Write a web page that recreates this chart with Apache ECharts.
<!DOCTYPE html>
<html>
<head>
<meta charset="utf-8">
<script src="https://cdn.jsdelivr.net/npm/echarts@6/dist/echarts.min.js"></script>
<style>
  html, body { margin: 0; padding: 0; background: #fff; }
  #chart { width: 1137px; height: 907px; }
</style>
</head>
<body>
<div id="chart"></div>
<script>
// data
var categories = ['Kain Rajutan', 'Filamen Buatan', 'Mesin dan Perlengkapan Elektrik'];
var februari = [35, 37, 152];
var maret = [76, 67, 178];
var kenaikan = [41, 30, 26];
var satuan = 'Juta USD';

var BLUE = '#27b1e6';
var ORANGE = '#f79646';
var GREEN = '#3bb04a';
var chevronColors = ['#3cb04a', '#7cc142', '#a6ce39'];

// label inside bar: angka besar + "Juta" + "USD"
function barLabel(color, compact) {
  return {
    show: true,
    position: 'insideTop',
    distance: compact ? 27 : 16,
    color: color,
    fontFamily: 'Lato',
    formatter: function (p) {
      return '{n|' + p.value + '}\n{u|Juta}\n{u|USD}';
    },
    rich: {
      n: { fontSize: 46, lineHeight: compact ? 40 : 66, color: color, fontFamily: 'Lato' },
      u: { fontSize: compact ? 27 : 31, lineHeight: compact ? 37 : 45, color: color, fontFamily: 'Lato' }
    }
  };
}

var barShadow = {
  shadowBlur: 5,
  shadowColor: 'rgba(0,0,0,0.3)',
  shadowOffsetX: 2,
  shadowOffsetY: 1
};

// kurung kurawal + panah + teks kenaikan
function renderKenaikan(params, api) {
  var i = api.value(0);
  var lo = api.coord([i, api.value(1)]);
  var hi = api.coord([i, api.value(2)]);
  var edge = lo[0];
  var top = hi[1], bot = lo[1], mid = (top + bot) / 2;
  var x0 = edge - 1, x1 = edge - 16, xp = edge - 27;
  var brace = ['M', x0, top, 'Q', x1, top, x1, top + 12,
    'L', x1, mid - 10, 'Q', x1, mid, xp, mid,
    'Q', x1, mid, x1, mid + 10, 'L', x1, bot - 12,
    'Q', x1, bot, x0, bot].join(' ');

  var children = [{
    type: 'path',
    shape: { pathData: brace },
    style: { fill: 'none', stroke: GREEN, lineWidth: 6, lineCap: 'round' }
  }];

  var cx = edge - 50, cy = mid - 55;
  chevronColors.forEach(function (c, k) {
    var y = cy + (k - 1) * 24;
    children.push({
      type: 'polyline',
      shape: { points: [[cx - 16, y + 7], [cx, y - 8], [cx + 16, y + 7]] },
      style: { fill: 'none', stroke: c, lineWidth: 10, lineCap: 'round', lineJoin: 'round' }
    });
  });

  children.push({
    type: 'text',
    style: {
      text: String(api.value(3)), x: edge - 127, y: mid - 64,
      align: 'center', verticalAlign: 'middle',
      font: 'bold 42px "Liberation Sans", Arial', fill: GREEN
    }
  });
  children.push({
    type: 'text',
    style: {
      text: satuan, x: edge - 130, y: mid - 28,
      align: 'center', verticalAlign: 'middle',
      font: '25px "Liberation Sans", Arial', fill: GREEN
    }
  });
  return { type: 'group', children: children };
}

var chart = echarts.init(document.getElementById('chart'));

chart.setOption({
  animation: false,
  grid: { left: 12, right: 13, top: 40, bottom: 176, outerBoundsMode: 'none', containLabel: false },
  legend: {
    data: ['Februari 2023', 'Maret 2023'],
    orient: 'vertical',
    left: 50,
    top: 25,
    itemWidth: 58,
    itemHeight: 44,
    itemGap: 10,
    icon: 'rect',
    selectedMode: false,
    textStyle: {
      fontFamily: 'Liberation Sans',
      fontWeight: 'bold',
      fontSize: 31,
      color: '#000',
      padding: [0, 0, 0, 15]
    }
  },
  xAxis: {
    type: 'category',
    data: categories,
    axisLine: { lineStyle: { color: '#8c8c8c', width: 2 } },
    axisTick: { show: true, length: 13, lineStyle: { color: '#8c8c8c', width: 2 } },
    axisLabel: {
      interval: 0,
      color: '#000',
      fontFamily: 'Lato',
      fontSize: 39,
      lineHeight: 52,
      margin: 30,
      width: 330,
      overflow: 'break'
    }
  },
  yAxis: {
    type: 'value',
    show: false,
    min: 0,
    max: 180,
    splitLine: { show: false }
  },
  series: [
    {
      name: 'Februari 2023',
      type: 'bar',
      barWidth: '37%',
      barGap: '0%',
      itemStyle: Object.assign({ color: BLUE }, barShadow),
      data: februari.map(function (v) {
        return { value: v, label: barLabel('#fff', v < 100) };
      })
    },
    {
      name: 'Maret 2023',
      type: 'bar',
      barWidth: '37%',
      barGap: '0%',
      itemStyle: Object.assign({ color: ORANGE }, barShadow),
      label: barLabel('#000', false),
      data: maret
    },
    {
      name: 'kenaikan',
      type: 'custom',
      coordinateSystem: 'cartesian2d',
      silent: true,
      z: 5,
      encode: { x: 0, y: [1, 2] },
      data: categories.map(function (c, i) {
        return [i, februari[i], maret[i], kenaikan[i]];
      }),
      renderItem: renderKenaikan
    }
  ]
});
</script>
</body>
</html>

────────────────────────────────────────

◆ **Directions for this task**
Give back each line above precisely as it stands.

◆ **Solution to this task**
Write a web page that recreates this chart with Apache ECharts.
<!DOCTYPE html>
<html>
<head>
<meta charset="utf-8">
<script src="https://cdn.jsdelivr.net/npm/echarts@6/dist/echarts.min.js"></script>
<style>
  html, body { margin: 0; padding: 0; background: #fff; }
  #chart { width: 1137px; height: 907px; }
</style>
</head>
<body>
<div id="chart"></div>
<script>
// data
var categories = ['Kain Rajutan', 'Filamen Buatan', 'Mesin dan Perlengkapan Elektrik'];
var februari = [35, 37, 152];
var maret = [76, 67, 178];
var kenaikan = [41, 30, 26];
var satuan = 'Juta USD';

var BLUE = '#27b1e6';
var ORANGE = '#f79646';
var GREEN = '#3bb04a';
var chevronColors = ['#3cb04a', '#7cc142', '#a6ce39'];

// label inside bar: angka besar + "Juta" + "USD"
function barLabel(color, compact) {
  return {
    show: true,
    position: 'insideTop',
    distance: compact ? 27 : 16,
    color: color,
    fontFamily: 'Lato',
    formatter: function (p) {
      return '{n|' + p.value + '}\n{u|Juta}\n{u|USD}';
    },
    rich: {
      n: { fontSize: 46, lineHeight: compact ? 40 : 66, color: color, fontFamily: 'Lato' },
      u: { fontSize: compact ? 27 : 31, lineHeight: compact ? 37 : 45, color: color, fontFamily: 'Lato' }
    }
  };
}

var barShadow = {
  shadowBlur: 5,
  shadowColor: 'rgba(0,0,0,0.3)',
  shadowOffsetX: 2,
  shadowOffsetY: 1
};

// kurung kurawal + panah + teks kenaikan
function renderKenaikan(params, api) {
  var i = api.value(0);
  var lo = api.coord([i, api.value(1)]);
  var hi = api.coord([i, api.value(2)]);
  var edge = lo[0];
  var top = hi[1], bot = lo[1], mid = (top + bot) / 2;
  var x0 = edge - 1, x1 = edge - 16, xp = edge - 27;
  var brace = ['M', x0, top, 'Q', x1, top, x1, top + 12,
    'L', x1, mid - 10, 'Q', x1, mid, xp, mid,
    'Q', x1, mid, x1, mid + 10, 'L', x1, bot - 12,
    'Q', x1, bot, x0, bot].join(' ');

  var children = [{
    type: 'path',
    shape: { pathData: brace },
    style: { fill: 'none', stroke: GREEN, lineWidth: 6, lineCap: 'round' }
  }];

  var cx = edge - 50, cy = mid - 55;
  chevronColors.forEach(function (c, k) {
    var y = cy + (k - 1) * 24;
    children.push({
      type: 'polyline',
      shape: { points: [[cx - 16, y + 7], [cx, y - 8], [cx + 16, y + 7]] },
      style: { fill: 'none', stroke: c, lineWidth: 10, lineCap: 'round', lineJoin: 'round' }
    });
  });

  children.push({
    type: 'text',
    style: {
      text: String(api.value(3)), x: edge - 127, y: mid - 64,
      align: 'center', verticalAlign: 'middle',
      font: 'bold 42px "Liberation Sans", Arial', fill: GREEN
    }
  });
  children.push({
    type: 'text',
    style: {
      text: satuan, x: edge - 130, y: mid - 28,
      align: 'center', verticalAlign: 'middle',
      font: '25px "Liberation Sans", Arial', fill: GREEN
    }
  });
  return { type: 'group', children: children };
}

var chart = echarts.init(document.getElementById('chart'));

chart.setOption({
  animation: false,
  grid: { left: 12, right: 13, top: 40, bottom: 176, outerBoundsMode: 'none', containLabel: false },
  legend: {
    data: ['Februari 2023', 'Maret 2023'],
    orient: 'vertical',
    left: 50,
    top: 25,
    itemWidth: 58,
    itemHeight: 44,
    itemGap: 10,
    icon: 'rect',
    selectedMode: false,
    textStyle: {
      fontFamily: 'Liberation Sans',
      fontWeight: 'bold',
      fontSize: 31,
      color: '#000',
      padding: [0, 0, 0, 15]
    }
  },
  xAxis: {
    type: 'category',
    data: categories,
    axisLine: { lineStyle: { color: '#8c8c8c', width: 2 } },
    axisTick: { show: true, length: 13, lineStyle: { color: '#8c8c8c', width: 2 } },
    axisLabel: {
      interval: 0,
      color: '#000',
      fontFamily: 'Lato',
      fontSize: 39,
      lineHeight: 52,
      margin: 30,
      width: 330,
      overflow: 'break'
    }
  },
  yAxis: {
    type: 'value',
    show: false,
    min: 0,
    max: 180,
    splitLine: { show: false }
  },
  series: [
    {
      name: 'Februari 2023',
      type: 'bar',
      barWidth: '37%',
      barGap: '0%',
      itemStyle: Object.assign({ color: BLUE }, barShadow),
      data: februari.map(function (v) {
        return { value: v, label: barLabel('#fff', v < 100) };
      })
    },
    {
      name: 'Maret 2023',
      type: 'bar',
      barWidth: '37%',
      barGap: '0%',
      itemStyle: Object.assign({ color: ORANGE }, barShadow),
      label: barLabel('#000', false),
      data: maret
    },
    {
      name: 'kenaikan',
      type: 'custom',
      coordinateSystem: 'cartesian2d',
      silent: true,
      z: 5,
      encode: { x: 0, y: [1, 2] },
      data: categories.map(function (c, i) {
        return [i, februari[i], maret[i], kenaikan[i]];
      }),
      renderItem: renderKenaikan
    }
  ]
});
</script>
</body>
</html>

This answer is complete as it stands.